Colleges Win Federal Lawsuits Against Obamacare’s Abortion Pill Mandate
Washington, D.C. – In what is being called a major victory for religious schools nationwide, two colleges have won a challenge against Obamacare’s abortion pill mandate after the government vowed that it would rewrite the requirement so that it would not to pertain to sectarian educational institutions.
Wheaton College, a Christian entity located not far from Chicago, Illinois, and Belmont Abbey College, a Catholic institution west of Charlotte, North Carolina, both previously had their lawsuits dismissed by lower courts earlier this year.

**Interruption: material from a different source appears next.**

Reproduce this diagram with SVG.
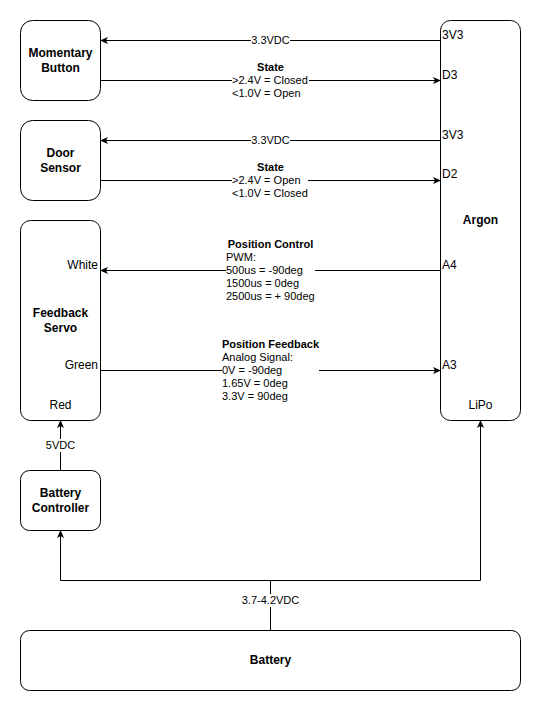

However, upon appealing the matter to the D.C. Circuit, the court ruled in favor of the colleges based on concessions made by the Obama administration.
According to reports, during court proceedings, the Health and Human Services Department promised to the court that it would make an adjustment to the contraceptive mandate in Obamacare to exempt colleges like Wheaton and Belmont Abbey from the requirement.
“[T]he government promised ‘it would never enforce [the mandate] in its current form’ against Wheaton, Belmont Abbey or other similarly situated religious groups,” explained The Becket Fund, the legal organization that argued on behalf of the colleges. “Second, the government promised it would publish a proposed new rule ‘in the first quarter of 2013′ and would finalize it by next August.”
“The administration made both concessions under intense questioning by the appellate judges,” it further explained. “The court deemed the concessions a ‘binding commitment’ and has retained jurisdiction over the case to ensure the government follows through.”
The Becket Fund also outlined that the Obama administration has made statements in the past that it would alter the requirement, but to date, nothing concrete has become of the promise. Now, the Health and Human Services Department is legally bound to its agreement and must follow through with its vow under court supervision. It is required to report back to the D.C. circuit every 60 days beginning in February 2013 until it creates the adjusted rule.
“There will, the government said, be a different rule for entities like the appellants,” the panel wrote in its decision on Tuesday. “[W]e take that as a binding commitment. The government further represented that it would publish a Notice of Proposed Rulemaking for the new rule in the first quarter of 2013 and would issue a new final rule before August 2013. We take the government at its word and will hold it to it.”
As previously reported, since the implementation of Obamacare, dozens of lawsuits have been filed to challenges the law’s contraceptive mandate, which includes drugs that many consider to be abortifacients, as well as sterilization coverage. A number of the lawsuits came from Christian or religious colleges and universities.
This past July, two Christian colleges outlined that they would not give in to the abortion pill mandate in Obamacare, no matter what the federal government or courts declared.
“I guess President Obama will have to come down to Louisiana College with whatever means they want to stop us,” said President Joe Aguilard of the Pineville institution. “We are going to have, as we say in French, a tete-a-tete.”
Geneva College President Ken Smith near Pittsburgh, Pennsylvania made similar remarks. The publication Human Events explained Smith’s resolve this way: “As the colonists, in what King George called ‘the Presbyterian Revolt,’ responded to their earthly king with chants of ‘No king but King Jesus,’ so too the president of this Presbyterian college, Ken Smith of Geneva, has said, ‘At Geneva College, we have only one Lord, and he does not live in Washington, D.C..’”
While the adjustment to the mandate will include educational institutions such as these, it is not clear whether the Obama administration will create an exemption for Christian-owned businesses. The courts have been split on the matter this year, with some granting a temporary restraining order against the requirement, and others ruling that businesses cannot be exempt from the contraceptive mandate because a business is considered a secular facility.